The County argues that when he received his July 2007 payroll deposit form the Grievant should have noticed that the total hours of vacation leave available to him was incorrect. This may be true, especially since the Grievant was the Union President, but it is also true that the County should have accurately calculated the Grievant's vacation leave. It was not incumbent on the Grievant to identify the nature of the error he fulfilled his obligation when he brought the issue to the County's attention. Neither his supervisor nor the Clerk's office was able to detect the nature of the error. Regardless of what should have happened, the record shows that once the Grievant became aware, he contacted the County placing it on notice of the issue. Both the Highway Commissioner and the Deputy Clerk were provided an opportunity to correct the County's mistake and they failed to do so. As a result, it would be inequitable to hold the Grievant to a different standard than that of the County.

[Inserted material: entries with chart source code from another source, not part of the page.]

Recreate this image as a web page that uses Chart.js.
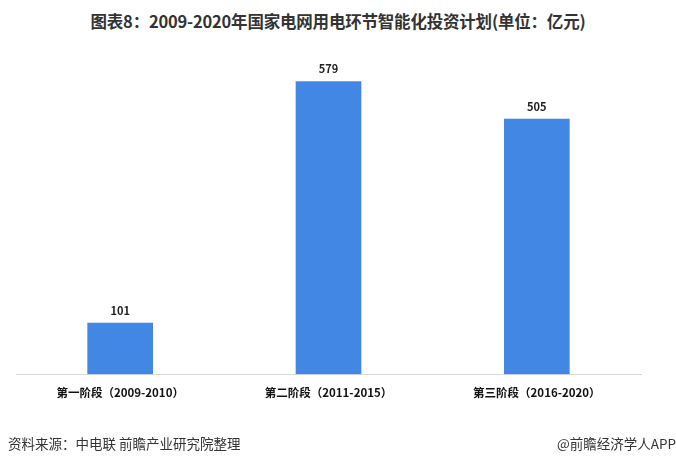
<!DOCTYPE html>
<html lang="zh">
<head>
<meta charset="UTF-8">
<title>图表8</title>
<script src="https://cdn.jsdelivr.net/npm/chart.js"></script>
<style>
body {
    margin: 0;
    padding: 0;
    background: #fff;
    font-family: "Noto Sans CJK SC", "Noto Sans", sans-serif;
}
.wrap {
    position: relative;
    width: 676px;
    height: 465px;
    overflow: hidden;
}
.title {
    position: absolute;
    top: 9px;
    left: 0;
    width: 676px;
    text-align: center;
    font-size: 16.5px;
    font-weight: bold;
    color: #333;
    letter-spacing: -0.2px;
}
#chart {
    position: absolute;
    top: 0;
    left: 0;
}
.source {
    position: absolute;
    left: 8px;
    top: 433px;
    font-size: 13.5px;
    color: #333;
}
.brand {
    position: absolute;
    right: 0;
    top: 433px;
    font-size: 13.5px;
    color: #333;
}
</style>
</head>
<body>
<div class="wrap">
    <div class="title">图表8：2009-2020年国家电网用电环节智能化投资计划(单位：亿元)</div>
    <canvas id="chart" width="676" height="465"></canvas>
    <div class="source">资料来源：中电联 前瞻产业研究院整理</div>
    <div class="brand">@前瞻经济学人APP</div>
</div>
<script>
// 数据
const categories = ["第一阶段（2009-2010）", "第二阶段（2011-2015）", "第三阶段（2016-2020）"];
const investment = [101, 579, 505];

// 在柱子上方写数值
const valueLabels = {
    id: "valueLabels",
    afterDatasetsDraw(chart) {
        const ctx = chart.ctx;
        const meta = chart.getDatasetMeta(0);
        ctx.save();
        ctx.font = "bold 11px 'Noto Sans CJK SC', sans-serif";
        ctx.fillStyle = "#222";
        ctx.textAlign = "center";
        ctx.textBaseline = "bottom";
        meta.data.forEach((bar, i) => {
            ctx.fillText(investment[i], bar.x, bar.y - 7);
        });
        ctx.restore();
    }
};

const ctx = document.getElementById("chart").getContext("2d");
new Chart(ctx, {
    type: "bar",
    data: {
        labels: categories,
        datasets: [{
            data: investment,
            backgroundColor: "#4287e4",
            barThickness: 65
        }]
    },
    options: {
        responsive: false,
        animation: false,
        layout: {
            padding: { left: 16, right: 35, top: 71, bottom: 61 }
        },
        plugins: {
            legend: { display: false },
            tooltip: { enabled: false }
        },
        scales: {
            x: {
                grid: { display: false },
                border: { color: "#d9d9d9", width: 1 },
                ticks: {
                    color: "#111",
                    padding: 4,
                    font: { size: 11.5, weight: "bold", family: "'Noto Sans CJK SC', sans-serif" }
                }
            },
            y: {
                display: false,
                min: 0,
                max: 600
            }
        }
    },
    plugins: [valueLabels]
});
</script>
</body>
</html>
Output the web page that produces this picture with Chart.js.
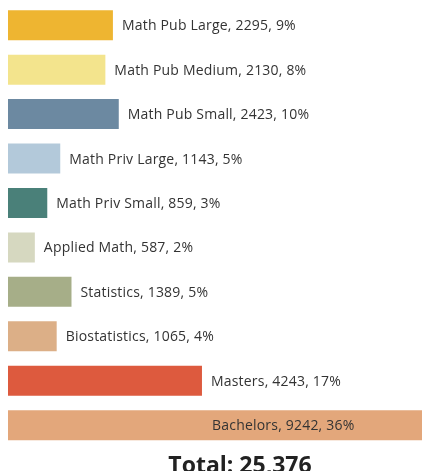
<!DOCTYPE html>
<html><head><meta charset="utf-8">
<script src="https://cdn.jsdelivr.net/npm/chart.js@4/dist/chart.umd.min.js"></script>
<style>html,body{margin:0;padding:0;overflow:hidden;background:#fff;width:422px;height:471px}#wrap{width:480px;height:480px}</style>
</head><body><div id="wrap"><canvas id="c" width="480" height="480"></canvas></div>
<script>
const categories = ["Math Pub Large","Math Pub Medium","Math Pub Small","Math Priv Large","Math Priv Small","Applied Math","Statistics","Biostatistics","Masters","Bachelors"];
const counts = [2295,2130,2423,1143,859,587,1389,1065,4243,9242];
const percents = [9,8,10,5,3,2,5,4,17,36];
const colors = ["#EEB531","#F3E48D","#6C89A1","#B3C9DA","#4A8079","#D6D8C0","#A6AE88","#DCAF87","#DD5A3E","#E3A77B"];
const totalLabel = "Total: 25,376";
const xMax = 10150;

const labelPlugin = {
  id: 'barLabels',
  afterDatasetsDraw(chart) {
    const ctx = chart.ctx;
    const meta = chart.getDatasetMeta(0);
    const area = chart.chartArea;
    ctx.save();
    ctx.font = '14px "Open Sans", sans-serif';
    try { ctx.letterSpacing = '0.2px'; } catch (e) {}
    ctx.fillStyle = '#333333';
    ctx.textBaseline = 'middle';
    ctx.textAlign = 'left';
    meta.data.forEach((bar, i) => {
      const txt = categories[i] + ', ' + counts[i] + ', ' + percents[i] + '%';
      const w = ctx.measureText(txt).width;
      let x = bar.x + 9;
      if (x + w > 422) x = area.left + 204;
      ctx.fillText(txt, x, bar.y + 1);
    });
    ctx.restore();
  }
};

new Chart(document.getElementById('c'), {
  type: 'bar',
  data: { labels: categories, datasets: [{ data: counts, backgroundColor: colors, barPercentage: 0.675, categoryPercentage: 1 }] },
  options: {
    indexAxis: 'y', responsive: false, animation: false,
    layout: { padding: { left: 8, right: 8, top: 3, bottom: 0 } },
    scales: {
      x: { display: false, min: 0, max: xMax },
      y: { display: false }
    },
    plugins: {
      legend: { display: false }, tooltip: { enabled: false },
      title: { display: true, position: 'bottom', text: totalLabel, color: '#222222',
        font: { size: 23, weight: 'bold', family: '"Open Sans", sans-serif' }, padding: { top: 5, bottom: 0 } }
    }
  },
  plugins: [labelPlugin]
});
</script></body></html>
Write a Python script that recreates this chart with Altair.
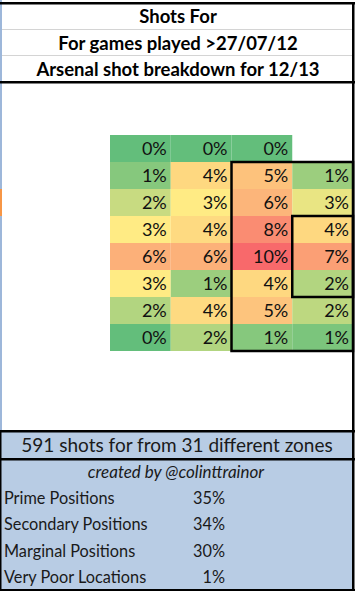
import altair as alt
import pandas as pd

# ---- data ----
titles = ["Shots For", "For games played >27/07/12", "Arsenal shot breakdown for 12/13"]
summary = "591 shots for from 31 different zones"
credit = "created by @colinttrainor"
stat_labels = ["Prime Positions", "Secondary Positions", "Marginal Positions", "Very Poor Locations"]
stat_values = [35, 34, 30, 1]

# shot share (%) per zone, rows top->bottom, cols left->right (None = no zone)
zone_pct = [
    [0.17, 0.17, 0.17, None],
    [0.8, 4.0, 5.2, 1.2],
    [2.0, 3.0, 5.9, 2.6],
    [3.0, 3.9, 8.1, 4.0],
    [6.2, 6.1, 10.0, 7.1],
    [3.0, 1.2, 4.0, 1.6],
    [1.6, 3.9, 5.1, 1.8],
    [0.17, 1.6, 0.8, 0.6],
]
# outlined zone groups in grid units: col0, col1, row0, row1
boxes_c0 = [2, 3]
boxes_c1 = [4, 4]
boxes_r0 = [1, 3]
boxes_r1 = [8, 6]

cells = pd.DataFrame(
    [{"row": r, "col": c, "pct": v}
     for r, rowv in enumerate(zone_pct) for c, v in enumerate(rowv) if v is not None]
)
boxes = pd.DataFrame({"c0": boxes_c0, "c1": boxes_c1, "r0": boxes_r0, "r1": boxes_r1})

FONT = "Lato"
W, H = 357, 593

xs = alt.Scale(domain=[0, 4], range=[110, 353], nice=False, zero=False)
ys = alt.Scale(domain=[0, 8], range=[135, 351], nice=False, zero=False)

dummy = pd.DataFrame({"a": [0]})


def block(x1, x2, y1, y2, color):
    return alt.Chart(dummy).mark_rect(color=color).encode(
        x=alt.value(x1), x2=alt.value(x2), y=alt.value(y1), y2=alt.value(y2)
    )


BLUE = "#B8CCE4"
decor = alt.layer(
    block(0, 354, 431, 590, BLUE),
    block(0, 2, 0, 431, "#9DB7DA"),
    block(0, 2, 189, 216, "#F79646"),
)
lines = alt.layer(
    block(0, 355, 2, 4.5, "black"),
    block(0, 355, 81, 83.5, "black"),
    block(2, 353, 29, 30, "#D4D4D4"),
    block(2, 353, 55, 56, "#D4D4D4"),
    block(352, 354.5, 2, 591, "black"),
    block(0, 355, 430, 432.5, "black"),
    block(0, 355, 458, 460.5, "black"),
    block(0, 355, 589, 591, "black"),
    block(0, 1.5, 431, 591, "black"),
)

rect = alt.Chart(cells).transform_calculate(x2="datum.col + 1", y2="datum.row + 1").mark_rect().encode(
    x=alt.X("col:Q", scale=xs, axis=None),
    x2="x2:Q",
    y=alt.Y("row:Q", scale=ys, axis=None),
    y2="y2:Q",
    color=alt.Color(
        "pct:Q",
        scale=alt.Scale(domain=[0.17, 3.0, 10.0], range=["#63BE7B", "#FFEB84", "#F8696B"], interpolate="rgb"),
        legend=None,
    ),
)
cell_text = alt.Chart(cells).transform_calculate(
    xr="datum.col + 1", ym="datum.row + 0.5", label="format(datum.pct / 100, '.0%')"
).mark_text(align="right", baseline="middle", dx=-4, dy=1, font=FONT, fontSize=18, color="#111111").encode(
    x=alt.X("xr:Q", scale=xs, axis=None),
    y=alt.Y("ym:Q", scale=ys, axis=None),
    text="label:N",
)
box_marks = alt.Chart(boxes).mark_rect(fill=None, stroke="black", strokeWidth=2.5).encode(
    x=alt.X("c0:Q", scale=xs, axis=None),
    x2="c1:Q",
    y=alt.Y("r0:Q", scale=ys, axis=None),
    y2="r1:Q",
)
heat = alt.layer(rect, cell_text, box_marks)

hdr = pd.DataFrame({"line": list(range(len(titles))), "text": titles})
header = alt.Chart(hdr).mark_text(font=FONT, fontWeight="bold", fontSize=18.5, baseline="middle", dy=1, color="black").encode(
    x=alt.value(178),
    y=alt.Y("line:O", scale=alt.Scale(domain=[0, 1, 2], range=[3, 82], padding=0.5), axis=None),
    text="text:N",
)

fscale = alt.Scale(domain=[0, 1, 2, 3, 4, 5], range=[432, 590], padding=0.5)
top_df = pd.DataFrame({"line": [0, 1], "text": [summary, credit]})
summ = alt.Chart(top_df).transform_filter("datum.line == 0").mark_text(
    font=FONT, fontSize=19, baseline="middle", dy=1, color="#1a1a1a"
).encode(x=alt.value(177), y=alt.Y("line:O", scale=fscale, axis=None), text="text:N")
cred = alt.Chart(top_df).transform_filter("datum.line == 1").mark_text(
    font=FONT, fontSize=17, fontStyle="italic", baseline="middle", dy=1, color="#1a1a1a"
).encode(x=alt.value(176), y=alt.Y("line:O", scale=fscale, axis=None), text="text:N")
st_df = pd.DataFrame({"line": [2, 3, 4, 5], "label": stat_labels, "value": stat_values})
st_lab = alt.Chart(st_df).mark_text(
    font=FONT, fontSize=16.3, align="left", baseline="middle", dy=1, color="#1a1a1a"
).encode(x=alt.value(4), y=alt.Y("line:O", scale=fscale, axis=None), text="label:N")
st_val = alt.Chart(st_df).transform_calculate(v="datum.value + '%'").mark_text(
    font=FONT, fontSize=16.3, align="right", baseline="middle", dy=1, color="#1a1a1a"
).encode(x=alt.value(225), y=alt.Y("line:O", scale=fscale, axis=None), text="v:N")
footer = alt.layer(summ, cred, st_lab, st_val)

chart = alt.layer(decor, heat, lines, header, footer).resolve_scale(
    x="independent", y="independent"
).properties(width=W, height=H, padding=0, autosize="none", background="white").configure_view(stroke=None)

chart.save("out.html", embed_options={"renderer": "svg", "actions": False})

1. Yes, the County violated the collective bargaining agreement when it reduced the Grievant's 2008-2009 anniversary year vacation leave balance by 28 hours.
2. The appropriate remedy is for the County to either credit the Grievant's current vacation leave balance by 28 hours to be used by July 2010 or to compensate the Grievant for 28 hours at his 2009 hourly rate, less all applicable taxes and deductions.
Dated at Rhinelander, Wisconsin, this 8th day of January, 2010.